Assad has also reportedly given orders to engage attacking Israeli aircraft “without further warning”, should they attack “again”. However, shooting down attacking Israeli war planes is probably not one of Syria’s options, since Israel has been using over-the-horizon smart missiles to target Syrian convoys and chemical plants, and has not, to the best of my knowledge, had any over-flights over Damascus.
Nasrallah said Hezbollah expects more strategic weapons from Syria in the future, and Assad has promised that Syria will “give Hezbollah everything” in recognition of its support. Hezbollah already has an estimated 100,000 rockets and missiles, and hundreds of stationary and mobile missile launching pads throughout Southern Lebanon. A recent report stated that 110 of these missiles were already aimed at Tel Aviv.

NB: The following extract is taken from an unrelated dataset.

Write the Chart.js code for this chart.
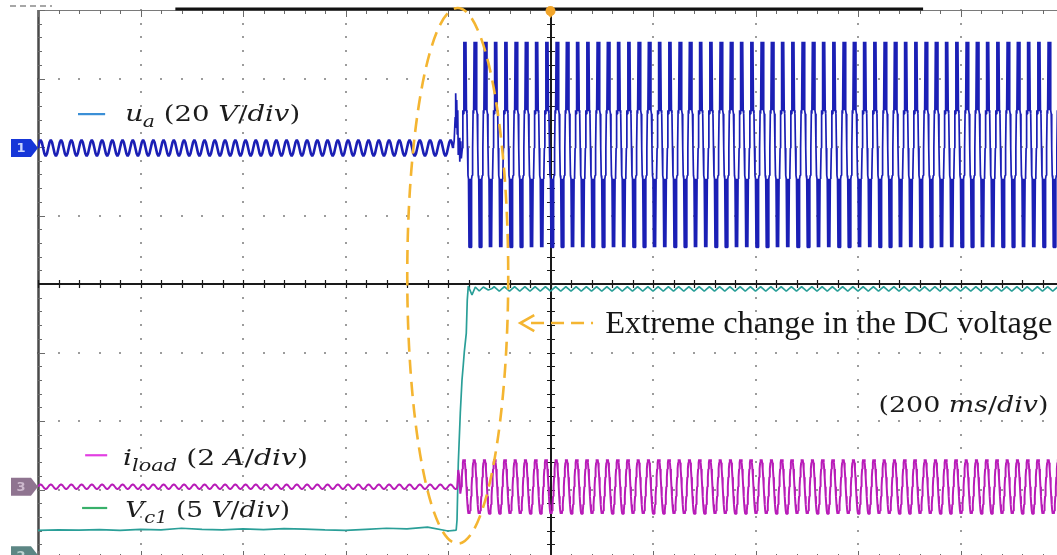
<!DOCTYPE html>
<html>
<head>
<meta charset="utf-8">
<title>DC voltage step – scope capture</title>
<style>
  html, body { margin: 0; padding: 0; background: #fff; overflow: hidden; width: 1057px; height: 555px; }
  canvas { display: block; }
</style>
<script src="https://cdn.jsdelivr.net/npm/chart.js@4.4.1/dist/chart.umd.min.js"></script>
</head>
<body>
<canvas id="scope" width="1066" height="560"></canvas>
<script>
// ---- timebase and graticule ----
const MS_PER_DIV = 200;          // 200 ms/div
const X_DIVS = 10;
const Y_DIVS = 8;

// ---- channel settings (units per division, ground marker in div from screen centre) ----
const CH_UA    = { perDiv: 20, ground: 1.985 };   // u_a, 20 V/div
const CH_ILOAD = { perDiv: 2,  ground: -2.96 };   // i_load, 2 A/div
const CH_VC1   = { perDiv: 5,  ground: -3.93 };   // V_c1, 5 V/div

// ---- u_a (V) ----
// one 20 ms cycle before the step, 2.5 ms samples
const uaPreCycle = [0, 1.65, 2.35, 1.65, 0, -1.65, -2.35, -1.65];
const uaPreEnd = 810;
// around the step: [ms, V]
const uaStep = [[810, 0], [812, 2], [814, 9], [815, 16], [816, 6], [817, 14], [818, 4], [819, 11],
                [820, -2], [822, 3], [823, -4], [825, 2], [826, -3]];
// one 20 ms cycle after the step, 1 ms samples
const uaPostCycle = [0, 11, 10, 31, 11, 31, 11, 31, 11, 10, 0, -8, -9, -29, -9, -29, -9, -29, -9, -8];
const uaPostStart = 828;

// ---- i_load (A) ----
const iPreCycle = [0, 0.05, 0.07, 0.05, 0, -0.05, -0.07, -0.05];
const iPreEnd = 818;
const iStep = [[818, 0], [820, 0.49], [822, 0.3], [824, -0.2]];
const iPostCycle = [0, 0.28, 0.52, 0.7, 0.8, 0.72, 0.8, 0.7, 0.52, 0.28,
                    0, -0.28, -0.52, -0.7, -0.79, -0.7, -0.79, -0.7, -0.52, -0.28];
const iPostStart = 826;

// ---- V_c1 (V) ----
// before the step, one reading every 40 ms from 0 ms
const vcPre = [1.66, 1.70, 1.68, 1.72, 1.66, 1.74, 1.70, 1.82, 1.74, 1.70, 1.78,
               1.72, 1.80, 1.76, 1.70, 1.66, 1.74, 1.82, 1.78, 1.90, 1.62];
// rising edge and settling: [ms, V]
const vcRise = [[812, 1.66], [816, 1.69], [817.6, 2.42], [820.1, 6.58], [824, 10.23], [827.3, 12.64],
                [829.8, 13.74], [831.8, 14.69], [835.7, 16.07], [837.6, 18.48], [839.6, 19.5],
                [846.8, 18.85], [853.3, 19.43], [861, 19.14], [868.9, 19.43], [878.6, 19.21]];
// ripple after settling, 5 ms samples
const vcPostCycle = [19.3, 19.45, 19.3, 19.12];
const vcPostStart = 885;

// ---- helpers that assemble the traces from the readings above ----
function repeatCycle(cycle, start, end, step) {
  const out = [];
  for (let i = 0; start + i * step < end; i++) out.push({ x: start + i * step, y: cycle[i % cycle.length] });
  return out;
}
const asPoints = list => list.map(([x, y]) => ({ x, y }));
const tEnd = X_DIVS * MS_PER_DIV + 1;

const uaData = [
  ...repeatCycle(uaPreCycle, 0, uaPreEnd, 2.5),
  ...asPoints(uaStep),
  ...repeatCycle(uaPostCycle, uaPostStart, tEnd, 1)
];
const iData = [
  ...repeatCycle(iPreCycle, 0, iPreEnd, 2.5),
  ...asPoints(iStep),
  ...repeatCycle(iPostCycle, iPostStart, tEnd, 1)
];
const vcData = [
  ...vcPre.map((v, k) => ({ x: k * 40, y: v })),
  ...asPoints(vcRise),
  ...repeatCycle(vcPostCycle, vcPostStart, tEnd, 5)
];

const chScale = ch => ({
  type: 'linear', display: false,
  min: (-Y_DIVS / 2 - ch.ground) * ch.perDiv,
  max: (Y_DIVS / 2 - ch.ground) * ch.perDiv
});

// ---- oscilloscope graticule ----
const graticule = {
  id: 'graticule',
  beforeDatasetsDraw(chart) {
    const { ctx, chartArea: a, scales } = chart;
    const x = scales.x, y = scales.y;
    ctx.save();
    // dotted division lines
    ctx.fillStyle = '#9c9c9c';
    for (let i = 1; i < X_DIVS; i++) {
      if (i === X_DIVS / 2) continue;
      const px = Math.round(x.getPixelForValue(i * MS_PER_DIV));
      for (let k = -Y_DIVS / 2 * 5; k <= Y_DIVS / 2 * 5; k++) {
        ctx.fillRect(px - 1, Math.round(y.getPixelForValue(k / 5)) - 1, 2, 2);
      }
    }
    for (let j = -Y_DIVS / 2 + 1; j < Y_DIVS / 2; j++) {
      if (j === 0) continue;
      const py = Math.round(y.getPixelForValue(j));
      for (let k = 0; k <= X_DIVS * 5; k++) {
        ctx.fillRect(Math.round(x.getPixelForValue(k * MS_PER_DIV / 5)) - 1, py - 1, 2, 2);
      }
    }
    // outer frame
    ctx.strokeStyle = '#7a7a7a';
    ctx.lineWidth = 1.2;
    ctx.beginPath();
    ctx.moveTo(a.left, a.top + 0.5); ctx.lineTo(a.right, a.top + 0.5);
    ctx.moveTo(a.left, a.bottom - 0.5); ctx.lineTo(a.right, a.bottom - 0.5);
    ctx.stroke();
    ctx.strokeStyle = '#4a4a4a';
    ctx.lineWidth = 2.5;
    ctx.beginPath();
    ctx.moveTo(a.left + 0.5, a.top); ctx.lineTo(a.left + 0.5, a.bottom);
    ctx.stroke();
    // minor ticks on frame
    ctx.strokeStyle = '#6a6a6a';
    ctx.lineWidth = 1;
    ctx.beginPath();
    for (let k = 0; k <= X_DIVS * 5; k++) {
      const px = Math.round(x.getPixelForValue(k * MS_PER_DIV / 5)) + 0.5;
      const len = k % 5 === 0 ? 7 : 4;
      ctx.moveTo(px, a.top); ctx.lineTo(px, a.top + len);
      ctx.moveTo(px, a.bottom); ctx.lineTo(px, a.bottom - len);
    }
    for (let k = -Y_DIVS / 2 * 5; k <= Y_DIVS / 2 * 5; k++) {
      const py = Math.round(y.getPixelForValue(k / 5)) + 0.5;
      ctx.moveTo(a.left, py); ctx.lineTo(a.left + (k % 5 === 0 ? 7 : 4), py);
    }
    ctx.stroke();
    // centre cross with ticks
    const cx = Math.round(x.getPixelForValue(X_DIVS / 2 * MS_PER_DIV));
    const cy = Math.round(y.getPixelForValue(0));
    ctx.strokeStyle = '#1a1a1a';
    ctx.lineWidth = 2;
    ctx.beginPath();
    ctx.moveTo(a.left, cy); ctx.lineTo(a.right, cy);
    ctx.moveTo(cx, a.top); ctx.lineTo(cx, a.bottom);
    ctx.stroke();
    ctx.lineWidth = 1.2;
    ctx.beginPath();
    for (let k = 0; k <= X_DIVS * 5; k++) {
      const px = Math.round(x.getPixelForValue(k * MS_PER_DIV / 5)) + 0.5;
      ctx.moveTo(px, cy - 4); ctx.lineTo(px, cy + 4);
    }
    for (let k = -Y_DIVS / 2 * 5; k <= Y_DIVS / 2 * 5; k++) {
      const py = Math.round(y.getPixelForValue(k / 5)) + 0.5;
      ctx.moveTo(cx - 4, py); ctx.lineTo(cx + 4, py);
    }
    ctx.stroke();
    ctx.restore();
  }
};

// ---- record bar, trigger mark, channel tags, labels and the highlighted step ----
const RECORD_BAR = [268, 1727];     // ms
const TRIGGER_AT = 1000;            // ms
const STEP_RING = { t: 819, d: 0.12, rt: 98.5, rd: 3.91 };
const ARROW = { tip: 941, from: 962, to: 1083, d: -0.57 };

function drawMath(ctx, runs, x0, base, size, targetW, family) {
  const fontFor = r => `${r[1] ? 'italic ' : ''}${r[2] ? Math.round(size * 0.72) : size}px ${family}`;
  let w = 0;
  for (const r of runs) { ctx.font = fontFor(r); w += ctx.measureText(r[0]).width; }
  ctx.save();
  ctx.translate(x0, base);
  ctx.scale(targetW / w, 1);
  let cx = 0;
  for (const r of runs) {
    ctx.font = fontFor(r);
    ctx.fillText(r[0], cx, r[2] ? size * 0.28 : 0);
    cx += ctx.measureText(r[0]).width;
  }
  ctx.restore();
}

function tag(ctx, left, cy, fill, textColor, label) {
  ctx.save();
  ctx.fillStyle = fill;
  ctx.beginPath();
  ctx.moveTo(left - 27, cy - 9);
  ctx.lineTo(left - 7, cy - 9);
  ctx.lineTo(left, cy);
  ctx.lineTo(left - 7, cy + 9);
  ctx.lineTo(left - 27, cy + 9);
  ctx.closePath();
  ctx.fill();
  ctx.fillStyle = textColor;
  ctx.font = 'bold 13px "DejaVu Sans"';
  ctx.textAlign = 'center';
  ctx.textBaseline = 'middle';
  ctx.fillText(label, left - 17, cy + 1);
  ctx.restore();
}

const overlay = {
  id: 'overlay',
  afterDraw(chart) {
    const { ctx, chartArea: a, scales } = chart;
    const x = scales.x, y = scales.y;
    const X = v => x.getPixelForValue(v), Y = v => y.getPixelForValue(v);
    ctx.save();

    // header remnants above the frame
    ctx.strokeStyle = '#8a8a8a';
    ctx.lineWidth = 1.5;
    ctx.setLineDash([6, 4]);
    ctx.beginPath(); ctx.moveTo(10, 6); ctx.lineTo(52, 6); ctx.stroke();
    ctx.setLineDash([]);
    ctx.strokeStyle = '#111';
    ctx.lineWidth = 3;
    ctx.beginPath(); ctx.moveTo(X(RECORD_BAR[0]), a.top - 1); ctx.lineTo(X(RECORD_BAR[1]), a.top - 1); ctx.stroke();

    // trigger position
    const tx = X(TRIGGER_AT);
    ctx.fillStyle = '#f2a52a';
    ctx.beginPath(); ctx.arc(tx, a.top + 1, 5, 0, Math.PI * 2); ctx.fill();
    ctx.beginPath(); ctx.moveTo(tx - 4.5, a.top + 2); ctx.lineTo(tx + 4.5, a.top + 2); ctx.lineTo(tx, a.top + 8); ctx.closePath(); ctx.fill();

    // channel ground tags
    tag(ctx, a.left, Y(CH_UA.ground), '#1636d8', '#c9d4ff', '1');
    tag(ctx, a.left, Y(CH_ILOAD.ground), '#8f7490', '#cdb9cd', '3');
    tag(ctx, a.left, Y(CH_VC1.ground) + 2, '#5c8684', '#bcd4d2', '2');

    // legend entries
    ctx.lineWidth = 2.2;
    const keys = [
      { c: '#3b8fd6', t0: 78, t1: 131, d: 2.48 },
      { c: '#e23fe2', t0: 92, t1: 135, d: -2.50 },
      { c: '#38b06a', t0: 86, t1: 135, d: -3.27 }
    ];
    for (const k of keys) {
      ctx.strokeStyle = k.c;
      ctx.beginPath(); ctx.moveTo(X(k.t0), Y(k.d)); ctx.lineTo(X(k.t1), Y(k.d)); ctx.stroke();
    }
    ctx.fillStyle = '#1c1c1c';
    const serif = '"DejaVu Serif"';
    drawMath(ctx, [['u', 1, 0], ['a', 1, 1], [' (20 ', 0, 0], ['V', 1, 0], ['/', 0, 0], ['div', 1, 0], [')', 0, 0]],
             X(170), Y(2.38), 23, 175, serif);
    drawMath(ctx, [['i', 1, 0], ['load', 1, 1], [' (2 ', 0, 0], ['A', 1, 0], ['/', 0, 0], ['div', 1, 0], [')', 0, 0]],
             X(166), Y(-2.64), 23, 185, serif);
    drawMath(ctx, [['V', 1, 0], ['c1', 1, 1], [' (5 ', 0, 0], ['V', 1, 0], ['/', 0, 0], ['div', 1, 0], [')', 0, 0]],
             X(170), Y(-3.40), 23, 165, serif);
    drawMath(ctx, [['(200 ', 0, 0], ['ms', 1, 0], ['/', 0, 0], ['div', 1, 0], [')', 0, 0]],
             X(1640), Y(-1.87), 23, 170, serif);

    // highlighted step
    ctx.strokeStyle = '#f4b531';
    ctx.lineWidth = 2.6;
    ctx.setLineDash([14, 8]);
    ctx.beginPath();
    ctx.ellipse(X(STEP_RING.t), Y(STEP_RING.d),
                X(STEP_RING.t + STEP_RING.rt) - X(STEP_RING.t),
                Y(STEP_RING.d) - Y(STEP_RING.d + STEP_RING.rd), 0, 0, Math.PI * 2);
    ctx.stroke();
    ctx.setLineDash([13, 7]);
    ctx.beginPath(); ctx.moveTo(X(ARROW.from), Y(ARROW.d)); ctx.lineTo(X(ARROW.to), Y(ARROW.d)); ctx.stroke();
    ctx.setLineDash([]);
    ctx.beginPath();
    ctx.moveTo(X(ARROW.tip) + 14, Y(ARROW.d) - 8);
    ctx.lineTo(X(ARROW.tip), Y(ARROW.d));
    ctx.lineTo(X(ARROW.tip) + 14, Y(ARROW.d) + 8);
    ctx.stroke();

    ctx.fillStyle = '#161616';
    ctx.font = '32px "Liberation Serif"';
    const msg = 'Extreme change in the DC voltage';
    const w = ctx.measureText(msg).width;
    ctx.save();
    ctx.translate(X(1107), Y(-0.72));
    ctx.scale(447 / w, 1);
    ctx.fillText(msg, 0, 0);
    ctx.restore();

    ctx.restore();
  }
};

new Chart(document.getElementById('scope'), {
  type: 'line',
  data: {
    datasets: [
      {
        label: 'u_a', data: uaData, yAxisID: 'yUa',
        borderColor: '#1b1fb5', borderWidth: 1.7,
        segment: { borderWidth: c => (c.p0.parsed.x < uaPreEnd ? 2.6 : 1.7) }
      },
      { label: 'i_load', data: iData, yAxisID: 'yIload', borderColor: '#b81cb8', borderWidth: 2 },
      { label: 'V_c1', data: vcData, yAxisID: 'yVc1', borderColor: '#2a9f98', borderWidth: 1.7 }
    ]
  },
  options: {
    responsive: false,
    devicePixelRatio: 1,
    animation: false,
    parsing: false,
    normalized: true,
    layout: { padding: { left: 38, top: 10, right: 3, bottom: 2 } },
    elements: {
      point: { radius: 0 },
      line: { tension: 0, borderJoinStyle: 'bevel', fill: false }
    },
    plugins: { legend: { display: false }, tooltip: { enabled: false } },
    scales: {
      x: { type: 'linear', display: false, min: 0, max: X_DIVS * MS_PER_DIV },
      y: { type: 'linear', display: false, min: -Y_DIVS / 2, max: Y_DIVS / 2 },
      yUa: chScale(CH_UA),
      yIload: chScale(CH_ILOAD),
      yVc1: chScale(CH_VC1)
    }
  },
  plugins: [graticule, overlay]
});
</script>
</body>
</html>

So the situation in Syria is now at a 211 degrees Fahrenheit, and ready to boil over. Despite his bravado, Assad can probably not withstand a multi-front war at home and across international boundaries, particularly not with Israel.
Iran, however, may want to create a new distraction as it nears completion of its nuclear weapons program. It’s complicity in the recent North Korean crisis, for example, was for just that reason, coming immediately after the presence of a secret multi-function nuclear site not far from Iran’s Fordo nuclear plant was revealed. By fueling an international conflict between Hezbollah, its ally, and Israel, its designated enemy, Iran will most assuredly create a very significant distraction.
But that may well lead to both the further destruction of Syria and Lebanon brought on by massive Israeli retaliation, and a new international confrontation that may be, for the first time in history, a face off between nuclear powers, at least one of which will not be afraid – in fact may be eager – to use its newly acquired nuclear weapons.